Marbach (dpa) – In the future, the works of Martin Walser will be stored, indexed and researched in the German Literature Archive (DLA) in Marbach. The 95-year-old writer (“A Fleeing Horse”, “A Dying Man”) also officially left his so-called legacy to the institution on the Schillerhöhe on the banks of the Neckar on Sunday. In addition to the drafts and manuscripts of his narrative, dramatic and essayistic works and translations, which have survived almost without gaps, there are also 75 diaries that Walser has kept since the 1950s, according to the DLA. These have so far only been edited in part, they are considered an essential source for life and work.

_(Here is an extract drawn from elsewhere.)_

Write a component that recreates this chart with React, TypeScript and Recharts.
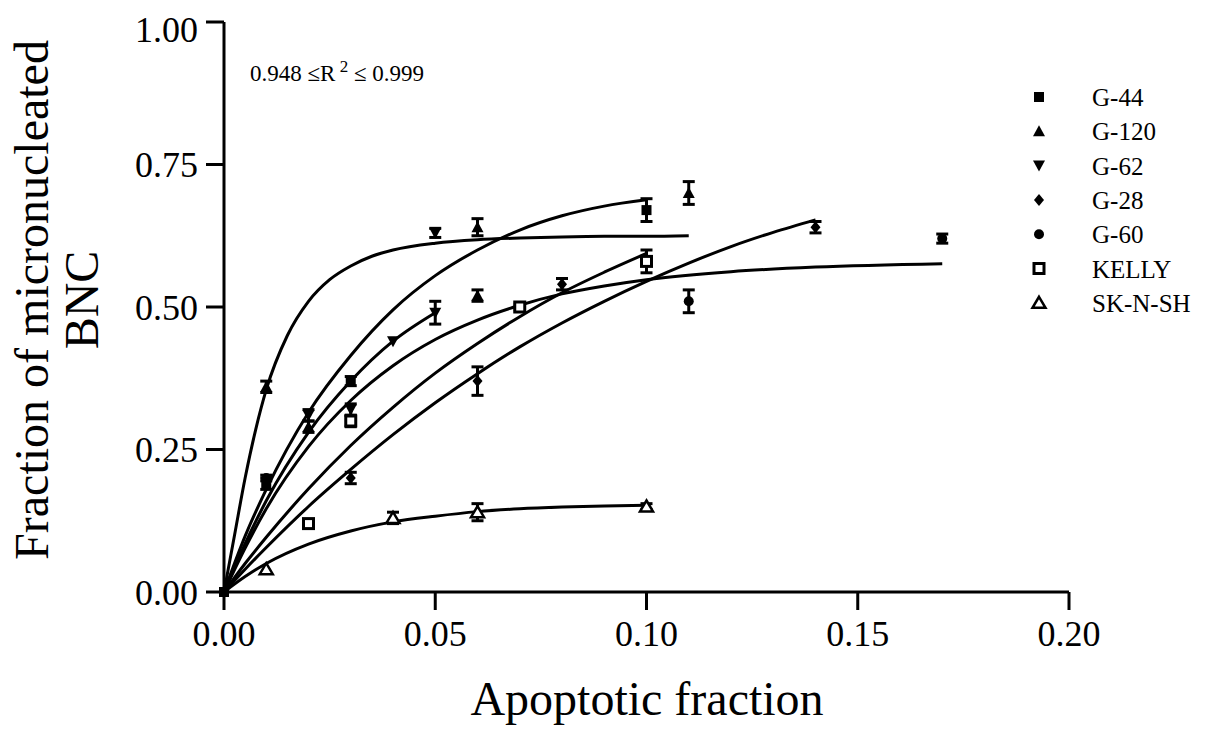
import { ComposedChart, Line, Scatter, XAxis, YAxis, ErrorBar, Legend, Customized } from 'recharts';

const xTicks = [0, 0.05, 0.1, 0.15, 0.2];
const yTicks = [0, 0.25, 0.5, 0.75, 1];

// measured points (x = apoptotic fraction, y = fraction MN BNC, err = half bar)
const ptsG44 = [
  { x: 0, y: 0, err: 0 },
  { x: 0.01, y: 0.19, err: 0.01 },
  { x: 0.03, y: 0.37, err: 0.008 },
  { x: 0.1, y: 0.67, err: 0.02 },
];
const ptsG120 = [
  { x: 0.01, y: 0.36, err: 0.01 },
  { x: 0.02, y: 0.29, err: 0.01 },
  { x: 0.06, y: 0.52, err: 0.01 },
  { x: 0.06, y: 0.64, err: 0.015 },
  { x: 0.11, y: 0.7, err: 0.02 },
];
const ptsG62 = [
  { x: 0.02, y: 0.31, err: 0.01 },
  { x: 0.03, y: 0.32, err: 0.01 },
  { x: 0.04, y: 0.44, err: 0 },
  { x: 0.05, y: 0.49, err: 0.02 },
  { x: 0.05, y: 0.63, err: 0.008 },
];
const ptsG28 = [
  { x: 0.03, y: 0.2, err: 0.01 },
  { x: 0.06, y: 0.37, err: 0.025 },
  { x: 0.08, y: 0.54, err: 0.01 },
  { x: 0.14, y: 0.64, err: 0.01 },
];
const ptsG60 = [
  { x: 0.01, y: 0.2, err: 0.005 },
  { x: 0.11, y: 0.51, err: 0.02 },
  { x: 0.17, y: 0.62, err: 0.008 },
];
const ptsKelly = [
  { x: 0.02, y: 0.12, err: 0 },
  { x: 0.03, y: 0.3, err: 0.01 },
  { x: 0.07, y: 0.5, err: 0.005 },
  { x: 0.1, y: 0.58, err: 0.02 },
];
const ptsSK = [
  { x: 0.01, y: 0.04, err: 0 },
  { x: 0.04, y: 0.13, err: 0.01 },
  { x: 0.06, y: 0.14, err: 0.015 },
  { x: 0.1, y: 0.15, err: 0.005 },
];

// fitted curves
const fitG120 = [
  { x: 0, y: 0 }, { x: 0.0025, y: 0.1 }, { x: 0.005, y: 0.2 }, { x: 0.0075, y: 0.285 },
  { x: 0.01, y: 0.355 }, { x: 0.015, y: 0.45 }, { x: 0.02, y: 0.51 }, { x: 0.025, y: 0.548 },
  { x: 0.03, y: 0.572 }, { x: 0.035, y: 0.589 }, { x: 0.04, y: 0.6 }, { x: 0.05, y: 0.612 },
  { x: 0.06, y: 0.618 }, { x: 0.07, y: 0.621 }, { x: 0.08, y: 0.623 }, { x: 0.09, y: 0.624 },
  { x: 0.1, y: 0.624 }, { x: 0.11, y: 0.625 },
];
const fitG44 = [
  { x: 0, y: 0 }, { x: 0.005, y: 0.098 }, { x: 0.01, y: 0.18 }, { x: 0.02, y: 0.315 },
  { x: 0.03, y: 0.415 }, { x: 0.04, y: 0.495 }, { x: 0.05, y: 0.555 }, { x: 0.06, y: 0.6 },
  { x: 0.07, y: 0.635 }, { x: 0.08, y: 0.66 }, { x: 0.09, y: 0.677 }, { x: 0.1, y: 0.688 },
];
const fitG62 = [
  { x: 0, y: 0 }, { x: 0.005, y: 0.085 }, { x: 0.01, y: 0.16 }, { x: 0.02, y: 0.28 },
  { x: 0.03, y: 0.37 }, { x: 0.04, y: 0.44 }, { x: 0.05, y: 0.49 },
];
const fitG60 = [
  { x: 0, y: 0 }, { x: 0.005, y: 0.077 }, { x: 0.01, y: 0.146 }, { x: 0.02, y: 0.255 },
  { x: 0.03, y: 0.336 }, { x: 0.04, y: 0.397 }, { x: 0.05, y: 0.443 }, { x: 0.06, y: 0.477 },
  { x: 0.07, y: 0.503 }, { x: 0.08, y: 0.523 }, { x: 0.09, y: 0.537 }, { x: 0.1, y: 0.548 },
  { x: 0.12, y: 0.562 }, { x: 0.14, y: 0.57 }, { x: 0.17, y: 0.576 },
];
const fitG28 = [
  { x: 0, y: 0 }, { x: 0.005, y: 0.04 }, { x: 0.01, y: 0.078 }, { x: 0.02, y: 0.15 },
  { x: 0.03, y: 0.215 }, { x: 0.04, y: 0.276 }, { x: 0.05, y: 0.332 }, { x: 0.06, y: 0.383 },
  { x: 0.07, y: 0.43 }, { x: 0.08, y: 0.472 }, { x: 0.09, y: 0.51 }, { x: 0.1, y: 0.545 },
  { x: 0.11, y: 0.577 }, { x: 0.12, y: 0.606 }, { x: 0.13, y: 0.631 }, { x: 0.14, y: 0.653 },
];
const fitKelly = [
  { x: 0, y: 0 }, { x: 0.005, y: 0.05 }, { x: 0.01, y: 0.096 }, { x: 0.02, y: 0.181 },
  { x: 0.03, y: 0.257 }, { x: 0.04, y: 0.324 }, { x: 0.05, y: 0.384 }, { x: 0.06, y: 0.436 },
  { x: 0.07, y: 0.483 }, { x: 0.08, y: 0.525 }, { x: 0.09, y: 0.561 }, { x: 0.1, y: 0.594 },
];
const fitSK = [
  { x: 0, y: 0 }, { x: 0.005, y: 0.027 }, { x: 0.01, y: 0.05 }, { x: 0.02, y: 0.084 },
  { x: 0.03, y: 0.107 }, { x: 0.04, y: 0.123 }, { x: 0.05, y: 0.133 }, { x: 0.06, y: 0.141 },
  { x: 0.07, y: 0.146 }, { x: 0.08, y: 0.149 }, { x: 0.09, y: 0.151 }, { x: 0.1, y: 0.152 },
];

const seriesNames = ['G-44', 'G-120', 'G-62', 'G-28', 'G-60', 'KELLY', 'SK-N-SH'];
const markerKinds = ['square', 'tri', 'inv', 'diamond', 'circle', 'osquare', 'otri'];

const FONT = '"Liberation Serif", "Times New Roman", serif';

function Mark({ cx, cy, kind }: { cx: number; cy: number; kind: string }) {
  if (cx == null || cy == null) return null;
  switch (kind) {
    case 'square':
      return <rect x={cx - 5} y={cy - 5} width={10} height={10} fill="#000" />;
    case 'tri':
      return <polygon points={`${cx},${cy - 6} ${cx + 6},${cy + 5} ${cx - 6},${cy + 5}`} fill="#000" />;
    case 'inv':
      return <polygon points={`${cx - 6},${cy - 5} ${cx + 6},${cy - 5} ${cx},${cy + 6}`} fill="#000" />;
    case 'diamond':
      return <polygon points={`${cx},${cy - 6} ${cx + 5},${cy} ${cx},${cy + 6} ${cx - 5},${cy}`} fill="#000" />;
    case 'circle':
      return <circle cx={cx} cy={cy} r={5} fill="#000" />;
    case 'osquare':
      return <rect x={cx - 5} y={cy - 5} width={10} height={10} fill="#fff" stroke="#000" strokeWidth={3} />;
    default:
      return (
        <polygon
          points={`${cx},${cy - 6} ${cx + 6.5},${cy + 5} ${cx - 6.5},${cy + 5}`}
          fill="#fff"
          stroke="#000"
          strokeWidth={2.5}
        />
      );
  }
}

function LegendBox() {
  return (
    <svg width={190} height={250}>
      {seriesNames.map((name, i) => (
        <g key={name}>
          <Mark cx={11} cy={12 + i * 34.3} kind={markerKinds[i]} />
          <text x={64} y={21 + i * 34.3} fontFamily={FONT} fontSize={25} fill="#000">
            {name}
          </text>
        </g>
      ))}
    </svg>
  );
}

function YTitle() {
  return (
    <g fontFamily={FONT} fontSize={48} fill="#000" textAnchor="middle">
      <text x={40} y={292} transform="rotate(-90, 40, 292)">Fraction of micronucleated</text>
      <text x={90} y={292} transform="rotate(-90, 90, 292)">BNC</text>
    </g>
  );
}

function XTitle() {
  return (
    <text x={639} y={707} fontFamily={FONT} fontSize={48} fill="#000" textAnchor="middle">
      Apoptotic fraction
    </text>
  );
}

function RNote() {
  return (
    <text x={242} y={73} fontFamily={FONT} fontSize={23} fill="#000">
      0.948 ≤R<tspan dy={-9} fontSize={17}> 2</tspan>
      <tspan dy={9}> ≤ 0.999</tspan>
    </text>
  );
}

const pointSets = [ptsG44, ptsG120, ptsG62, ptsG28, ptsG60, ptsKelly, ptsSK];
const fitSets = [fitG44, fitG120, fitG62, fitG28, fitG60, fitKelly, fitSK];

export default function App() {
  const tickStyle = { fontFamily: FONT, fontSize: 36, fill: '#000' };
  return (
    <ComposedChart width={1199} height={717} margin={{ top: 14, right: 138, left: 0, bottom: 0 }}>
      <XAxis
        dataKey="x"
        type="number"
        domain={[0, 0.2]}
        ticks={xTicks}
        tickFormatter={(v: number) => v.toFixed(2)}
        height={133}
        tickSize={18}
        tickMargin={10}
        tick={tickStyle}
        axisLine={{ stroke: '#000', strokeWidth: 3 }}
        tickLine={{ stroke: '#000', strokeWidth: 3 }}
        label={{ content: () => <XTitle /> }}
      />
      <YAxis
        type="number"
        domain={[0, 1]}
        ticks={yTicks}
        tickFormatter={(v: number) => v.toFixed(2)}
        width={216}
        tickSize={18}
        tickMargin={8}
        tick={tickStyle}
        axisLine={{ stroke: '#000', strokeWidth: 3 }}
        tickLine={{ stroke: '#000', strokeWidth: 3 }}
        label={{ content: () => <YTitle /> }}
      />
      {fitSets.map((d, i) => (
        <Line
          key={'fit' + i}
          data={d}
          dataKey="y"
          type="monotone"
          stroke="#000"
          strokeWidth={3}
          dot={false}
          activeDot={false}
          legendType="none"
          isAnimationActive={false}
        />
      ))}
      {pointSets.map((d, i) => (
        <Scatter
          key={seriesNames[i]}
          name={seriesNames[i]}
          data={d}
          dataKey="y"
          fill="#000"
          isAnimationActive={false}
          shape={(p: any) => <Mark cx={p.cx} cy={p.cy} kind={markerKinds[i]} />}
        >
          <ErrorBar dataKey="err" direction="y" width={6} strokeWidth={3} stroke="#000" />
        </Scatter>
      ))}
      <Customized component={RNote} />
      <Legend
        layout="horizontal"
        verticalAlign="middle"
        align="center"
        content={() => <LegendBox />}
        wrapperStyle={{ left: 1020, top: 77, width: 190, height: 250 }}
      />
    </ComposedChart>
  );
}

For the DLA director Sandra Richter, Walser’s archive is “the whole wealth of an author’s life spanning more than 60 years”. The writer from Überlingen on Lake Constance is a combative chronicler of the Federal Republic and its society, and his documents are a very unusual source of literary and contemporary history, said Richter on the occasion of the handover.
According to the literary archive, the acquired bequest comprises around 75,000 handwritten pages, including correspondence with Alfred Andersch and Rudolf Augstein, Ingeborg Bachmann, Heinrich Böll, Jürgen Habermas, Uwe Johnson and the publisher Siegfried Unseld. In addition, there is Walser’s private and work library with more than 7,800 volumes as well as photos and computer files.
One speaks of a legacy, as in this case, when archival materials are made available during one’s lifetime.